As I understand, process instances live in RAM until they are saved to disk, and this operation is performed at checkpoints.Questions: what happens to process instances if Appian experiences a sudden shutdown (e.g. due to a power loss in an on premise scenario)?I imagine that instances would be recreated in the exact state they were at the last checkpoint, is this correct?Other than customizing checkpoint intervals, is there a way to force checkpoints for a particular node inside a process model, if I want my instance to be saved to disk at a particular moment?
This is not entirely true - process instances live in memory until they are archived. You can set an archival policy to archive your process instance data a certain number of days after the process is completed or canceled.
I think it's useful to discuss a bit more about how Appian engines work. In Appian, we have a bunch of different kinds of engines that store data related to running Appian. For example, we have engines related to documents (content engine), users (personalization engine), processes (process exec and analytics engines), etc. The main engine you're talking about above is the process execution engine, which stores information about each in-flight process.
There are also two main parts to the engine: the in-memory database that stores your data and a .kdb file that is saved to disk. The .kdb file consists of a snapshot of the database and a transaction file. It's important to note that any transaction that occurs in Appian will write to both the in memory database and the transaction log in the .kdb file. This way, even if there is a sudden shutdown, we still have all the transactions saved to disk (so we can replay all the transactions to get the database to its proper state).
However, as you can imagine the transaction log can get to be quite large. If we actually did need to replay all the transactions from the beginning, it could take quite a while. So, this is where we use checkpointing. The purpose of checkpointing is to copy the current state of the in-memory database to the .kdb as the database snapshot. Now, if a shutdown occurs, we only have to replay the transactions since the last snapshot, which should allow us to restart Appian much more quickly.
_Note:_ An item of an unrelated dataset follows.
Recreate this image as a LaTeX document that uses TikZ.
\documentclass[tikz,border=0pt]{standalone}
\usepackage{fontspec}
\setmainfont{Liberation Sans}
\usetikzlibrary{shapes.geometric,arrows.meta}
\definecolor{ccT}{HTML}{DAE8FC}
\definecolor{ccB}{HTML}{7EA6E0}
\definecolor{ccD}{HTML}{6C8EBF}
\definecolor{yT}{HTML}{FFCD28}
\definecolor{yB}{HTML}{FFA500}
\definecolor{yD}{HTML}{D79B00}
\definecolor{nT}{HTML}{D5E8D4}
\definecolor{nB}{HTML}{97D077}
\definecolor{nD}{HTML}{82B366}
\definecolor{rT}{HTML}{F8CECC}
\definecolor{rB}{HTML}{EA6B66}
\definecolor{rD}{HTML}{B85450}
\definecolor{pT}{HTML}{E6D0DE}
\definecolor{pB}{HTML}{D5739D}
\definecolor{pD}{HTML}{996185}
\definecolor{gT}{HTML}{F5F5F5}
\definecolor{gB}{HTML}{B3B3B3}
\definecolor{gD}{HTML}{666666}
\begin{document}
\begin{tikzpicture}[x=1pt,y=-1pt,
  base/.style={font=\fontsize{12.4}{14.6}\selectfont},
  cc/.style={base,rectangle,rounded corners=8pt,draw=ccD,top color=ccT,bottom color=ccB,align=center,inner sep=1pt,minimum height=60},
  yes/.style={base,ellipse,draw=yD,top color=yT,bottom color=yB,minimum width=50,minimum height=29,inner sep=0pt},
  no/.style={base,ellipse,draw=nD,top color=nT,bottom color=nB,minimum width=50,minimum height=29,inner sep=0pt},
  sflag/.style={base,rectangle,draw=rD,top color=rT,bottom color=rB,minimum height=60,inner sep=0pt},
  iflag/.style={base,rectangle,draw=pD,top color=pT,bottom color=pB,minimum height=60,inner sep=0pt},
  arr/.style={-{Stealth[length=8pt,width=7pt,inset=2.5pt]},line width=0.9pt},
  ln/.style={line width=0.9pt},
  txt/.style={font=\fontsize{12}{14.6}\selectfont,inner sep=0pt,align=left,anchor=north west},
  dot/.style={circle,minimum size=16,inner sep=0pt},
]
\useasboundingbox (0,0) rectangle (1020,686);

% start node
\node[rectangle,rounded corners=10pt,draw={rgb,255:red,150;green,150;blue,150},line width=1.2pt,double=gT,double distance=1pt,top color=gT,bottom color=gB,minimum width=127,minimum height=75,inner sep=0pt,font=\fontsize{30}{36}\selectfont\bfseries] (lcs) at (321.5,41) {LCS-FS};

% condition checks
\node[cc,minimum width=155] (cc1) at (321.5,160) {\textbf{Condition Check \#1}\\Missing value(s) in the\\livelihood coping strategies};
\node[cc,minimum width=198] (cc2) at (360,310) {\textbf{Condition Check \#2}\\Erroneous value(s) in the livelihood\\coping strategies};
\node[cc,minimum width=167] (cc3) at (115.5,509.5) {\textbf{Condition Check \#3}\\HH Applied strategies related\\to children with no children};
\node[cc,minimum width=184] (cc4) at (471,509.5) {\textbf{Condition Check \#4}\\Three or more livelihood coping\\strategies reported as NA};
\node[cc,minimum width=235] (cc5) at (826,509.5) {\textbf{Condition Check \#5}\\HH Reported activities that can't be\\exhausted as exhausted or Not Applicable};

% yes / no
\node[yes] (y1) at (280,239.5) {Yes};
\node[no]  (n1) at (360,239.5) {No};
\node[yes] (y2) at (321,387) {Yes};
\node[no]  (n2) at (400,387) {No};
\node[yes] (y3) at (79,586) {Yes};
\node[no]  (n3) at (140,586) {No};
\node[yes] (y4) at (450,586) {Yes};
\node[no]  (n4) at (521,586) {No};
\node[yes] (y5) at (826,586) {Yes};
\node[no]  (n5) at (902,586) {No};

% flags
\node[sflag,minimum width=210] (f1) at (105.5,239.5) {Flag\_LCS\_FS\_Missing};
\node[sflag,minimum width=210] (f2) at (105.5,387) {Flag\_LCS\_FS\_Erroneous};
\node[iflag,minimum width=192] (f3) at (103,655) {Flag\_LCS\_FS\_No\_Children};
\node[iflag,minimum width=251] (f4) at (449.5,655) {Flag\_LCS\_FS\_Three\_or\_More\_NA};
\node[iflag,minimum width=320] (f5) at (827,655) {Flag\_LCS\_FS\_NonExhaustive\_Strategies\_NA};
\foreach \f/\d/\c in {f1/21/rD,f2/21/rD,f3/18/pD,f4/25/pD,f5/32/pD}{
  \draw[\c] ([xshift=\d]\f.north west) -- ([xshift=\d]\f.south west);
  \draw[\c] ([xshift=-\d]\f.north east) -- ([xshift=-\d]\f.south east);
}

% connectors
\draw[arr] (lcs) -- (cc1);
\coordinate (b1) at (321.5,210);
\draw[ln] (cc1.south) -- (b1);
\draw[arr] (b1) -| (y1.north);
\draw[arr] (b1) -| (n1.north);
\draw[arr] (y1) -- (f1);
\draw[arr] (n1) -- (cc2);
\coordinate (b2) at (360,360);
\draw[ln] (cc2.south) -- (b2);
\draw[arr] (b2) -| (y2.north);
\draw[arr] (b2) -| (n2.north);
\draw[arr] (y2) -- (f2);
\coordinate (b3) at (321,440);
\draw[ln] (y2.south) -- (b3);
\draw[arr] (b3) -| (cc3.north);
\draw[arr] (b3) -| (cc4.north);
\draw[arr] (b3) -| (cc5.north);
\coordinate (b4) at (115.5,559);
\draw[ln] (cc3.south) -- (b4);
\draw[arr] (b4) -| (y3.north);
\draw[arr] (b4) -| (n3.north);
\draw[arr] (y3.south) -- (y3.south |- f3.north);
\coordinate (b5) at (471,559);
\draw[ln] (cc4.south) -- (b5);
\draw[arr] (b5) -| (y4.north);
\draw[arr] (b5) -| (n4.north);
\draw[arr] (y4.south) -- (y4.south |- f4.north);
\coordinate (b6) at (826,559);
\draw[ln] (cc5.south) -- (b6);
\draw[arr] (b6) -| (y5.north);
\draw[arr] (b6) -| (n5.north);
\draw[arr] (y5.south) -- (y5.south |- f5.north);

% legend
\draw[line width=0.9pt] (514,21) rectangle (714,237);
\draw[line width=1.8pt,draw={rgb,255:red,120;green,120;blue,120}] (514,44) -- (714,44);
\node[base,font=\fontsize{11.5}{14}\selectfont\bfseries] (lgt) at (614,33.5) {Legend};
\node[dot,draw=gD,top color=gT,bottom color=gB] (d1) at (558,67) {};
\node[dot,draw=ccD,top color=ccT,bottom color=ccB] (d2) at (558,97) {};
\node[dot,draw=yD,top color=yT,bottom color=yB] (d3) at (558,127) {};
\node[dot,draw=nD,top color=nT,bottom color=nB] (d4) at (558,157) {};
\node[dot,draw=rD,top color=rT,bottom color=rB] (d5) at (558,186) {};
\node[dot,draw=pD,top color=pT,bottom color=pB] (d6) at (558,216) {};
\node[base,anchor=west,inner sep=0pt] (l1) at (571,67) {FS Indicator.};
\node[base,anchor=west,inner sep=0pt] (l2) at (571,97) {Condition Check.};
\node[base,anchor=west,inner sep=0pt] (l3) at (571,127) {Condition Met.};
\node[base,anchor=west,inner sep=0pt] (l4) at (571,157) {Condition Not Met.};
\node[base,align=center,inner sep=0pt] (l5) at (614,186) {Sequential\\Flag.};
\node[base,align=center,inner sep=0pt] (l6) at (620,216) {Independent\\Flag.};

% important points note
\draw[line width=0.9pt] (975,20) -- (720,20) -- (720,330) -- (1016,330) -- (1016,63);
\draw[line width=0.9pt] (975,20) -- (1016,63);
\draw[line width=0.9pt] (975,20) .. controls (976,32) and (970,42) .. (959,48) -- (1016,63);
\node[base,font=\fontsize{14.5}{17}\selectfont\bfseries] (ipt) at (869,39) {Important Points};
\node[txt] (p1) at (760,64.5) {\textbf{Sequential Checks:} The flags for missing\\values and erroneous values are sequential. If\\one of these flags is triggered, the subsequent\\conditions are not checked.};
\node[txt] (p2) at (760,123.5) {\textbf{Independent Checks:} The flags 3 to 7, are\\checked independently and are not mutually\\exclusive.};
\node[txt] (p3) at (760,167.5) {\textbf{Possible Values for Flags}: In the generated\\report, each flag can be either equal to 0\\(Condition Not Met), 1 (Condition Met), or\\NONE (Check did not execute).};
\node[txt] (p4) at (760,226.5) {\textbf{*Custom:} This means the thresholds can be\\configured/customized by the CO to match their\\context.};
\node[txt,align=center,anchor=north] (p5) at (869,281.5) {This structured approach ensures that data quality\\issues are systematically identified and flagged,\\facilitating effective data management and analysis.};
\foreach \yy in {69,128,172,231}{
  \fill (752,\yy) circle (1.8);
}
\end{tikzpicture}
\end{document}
All this to say, it shouldn't be necessary to perform a checkpoint as a step in an Appian process because the engine data is always stored both in memory and on disk. In fact, Appian will automatically checkpoint if the expected time to replay all the transactions since the last successful checkpoint exceeds a given threshold.
Thank you Peter Lewis for the very detailed answer.
May I ask what consitutes a transaction inside a process instance? Does the execution of every node count as a separate transaction, or only certain nodes are considered for "commit"? Thank you.
In this case a transaction refers to any time we update data, so it most cases it's even more granular than execution of a node. For instance, if I start a node, the node now becomes active (so its status has changed), so that would be committed as a transaction. However, if a node is reassigned to someone else, that would also update information and would require a transaction.
The best way to think about it is if you are able to see the information in the process monitoring view, then that information has already been committed!